Recently I have been reading opinions about the TSPLOST vote coming up on Tuesday. One common statement I see over and over again is usually “I will vote no because these projects will not affect me.“ To these people I would like to say that these projects will in fact affect you because they will stimulate our local economy.
The GDOT employs tens of thousands of men and woman here in Georgia by letting, then awarding projects all over the state to contractors. This is more far-reaching than most people realize. Sub-contractors, fabricators, manufacturers, suppliers, lumber mills, steel mills, truck drivers, quarries, just to name a few, will be directly impacted if TSPLOST is not passed. Many smaller contractors have already gone out of business and countless others have lost their jobs because GDOT simply does not have the funds to let projects.

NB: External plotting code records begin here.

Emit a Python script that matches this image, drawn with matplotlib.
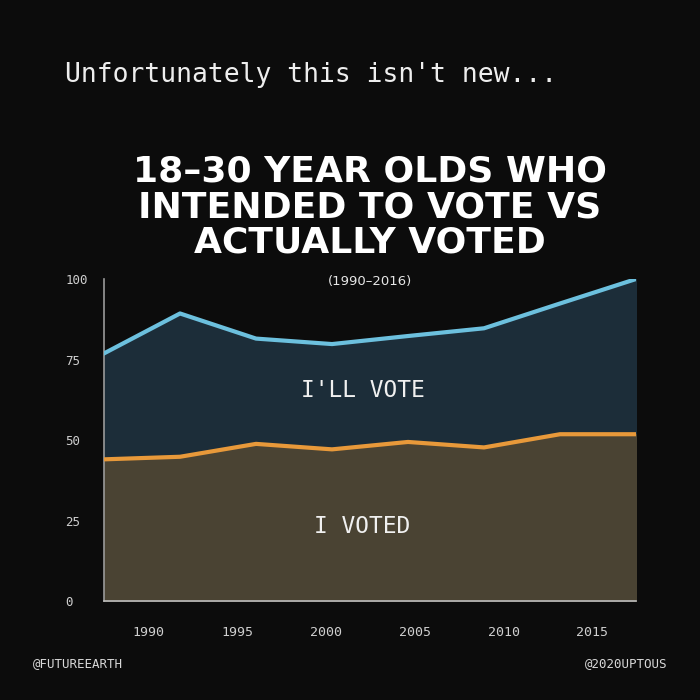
import matplotlib.pyplot as plt
import numpy as np

# data
years = [1988, 1992, 1996, 2000, 2004, 2008, 2012, 2016]
will_vote = [76.9, 89.3, 81.5, 79.8, 82.3, 84.7, 92.4, 100.0]
voted = [44.0, 44.8, 48.8, 47.1, 49.4, 47.7, 51.8, 51.8]

tick_labels = ['1990', '1995', '2000', '2005', '2010', '2015']
tick_pos = np.linspace(1990.35, 2013.7, 6)   # labels sit a bit off the data grid
y_ticks = [0, 25, 50, 75, 100]

bg = '#0c0c0c'
mono = 'DejaVu Sans Mono'

fig = plt.figure(figsize=(7, 7), dpi=100, facecolor=bg)
ax = fig.add_axes([0.1486, 0.1414, 0.76, 0.46])
ax.set_facecolor(bg)

# areas
ax.fill_between(years, 0, will_vote, color='#1c2d39', zorder=1)
ax.fill_between(years, 0, voted, color='#4a4333', zorder=2)
ax.plot(years, will_vote, color='#6cc0de', lw=3, zorder=3)
ax.plot(years, voted, color='#e8993a', lw=3, zorder=3)

ax.set_xlim(1988, 2016)
ax.set_ylim(0, 100)

for s in ['top', 'right']:
    ax.spines[s].set_visible(False)
ax.spines['left'].set_color('#9a9a9a')
ax.spines['bottom'].set_color('#bdbdbd')
ax.spines['left'].set_linewidth(1.2)
ax.spines['bottom'].set_linewidth(1.2)

ax.set_yticks(y_ticks)
ax.set_yticklabels([str(v) for v in y_ticks], fontfamily=mono, fontsize=9,
                   color='#cfcfcf', ha='left')
ax.tick_params(axis='y', length=0, pad=28)
ax.set_xticks(tick_pos)
ax.set_xticklabels(tick_labels, fontfamily=mono, fontsize=9.5, color='#cfcfcf')
ax.tick_params(axis='x', length=0, pad=18)

# labels inside the areas
ax.text(2001.6, 65.3, "I'LL VOTE", fontfamily=mono, fontsize=16.5,
        color='#f0f0f0', ha='center', va='center', zorder=4)
ax.text(2001.6, 23, "I VOTED", fontfamily=mono, fontsize=16.5,
        color='#f0f0f0', ha='center', va='center', zorder=4)

# texts on the figure
fig.text(65 / 700, 1 - 75 / 700, "Unfortunately this isn't new...",
         fontfamily=mono, fontsize=19, color='#eeeeee', va='center', ha='left')
fig.text(370 / 700, 1 - 207 / 700,
         "18\u201330 YEAR OLDS WHO\nINTENDED TO VOTE VS\nACTUALLY VOTED",
         fontfamily='DejaVu Sans', fontweight='bold', fontsize=26,
         color='white', ha='center', va='center', linespacing=1.06)
fig.text(370 / 700, 1 - 282 / 700, "(1990\u20132016)", fontsize=9.5,
         color='#e6e6e6', ha='center', va='center')
fig.text(33 / 700, 1 - 664 / 700, "@FUTUREEARTH", fontfamily=mono,
         fontsize=9, color='#d8d8d8', ha='left', va='center')
fig.text(667 / 700, 1 - 664 / 700, "@2020UPTOUS", fontfamily=mono,
         fontsize=9, color='#d8d8d8', ha='right', va='center')

fig.savefig('out.png', dpi=100, facecolor=bg)
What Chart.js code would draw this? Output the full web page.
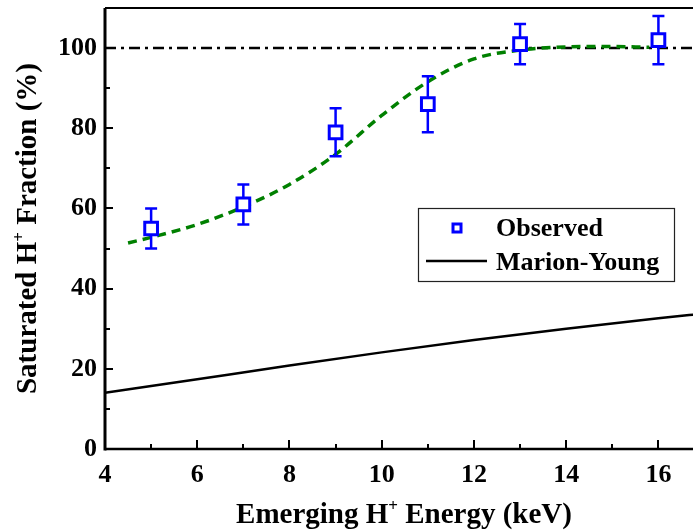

Keeping an updated and safe infrastructure is one of the main jobs of government. This is not something the private sector can do. Unfortunately a contractor cannot just decide on his own to build a road or repair a bridge. For that we need government and we need to use our taxes to pay for it.
I looked at the list of proposed projects and there are some good and well-needed ones listed. There are also a few that may not be so critical, to me at least.
Here’s a fact that I can’t back up but no one reading this will be able to deny. $8 billion dollars to do road projects in the state of Georgia is only a small fraction of the money needed to do all of the work that needs to be done. Every major interchange around 285 (and most small ones) needs to be reworked and updated.
An outer perimeter needs to be looked at again. A vast majority of bridges need to be widened (and some just torn down and replaced). I-75, I-85, 675, 575 I-20, 285 and Ga. 400 all need to be widened to accept additional lanes. A new highway that runs north and south that doesn’t bottleneck in downtown Atlanta would be nice. How about a highway that will take you from Cherokee/north Cobb to Gwinnett without having to get on 285?
These are just some ideas for the metro area. What about the rest of the state? How many thousands of miles of roads here locally need to be repaved or widened? How many thousands of secondary intersections need to be updated and turn lanes added? Again, I’m just talking about the metro area. Again, what about the rest of the state? Would $100 billion be enough? $200 billion maybe? Do those numbers sound ridiculous? I don’t think they do. I’m sorry, but $8 billion is just not enough to implement improvements that will affect every one.
This tax will put a lot of people back to work. If you are voting no because “It doesn’t affect you,” how about voting yes because it will affect many others?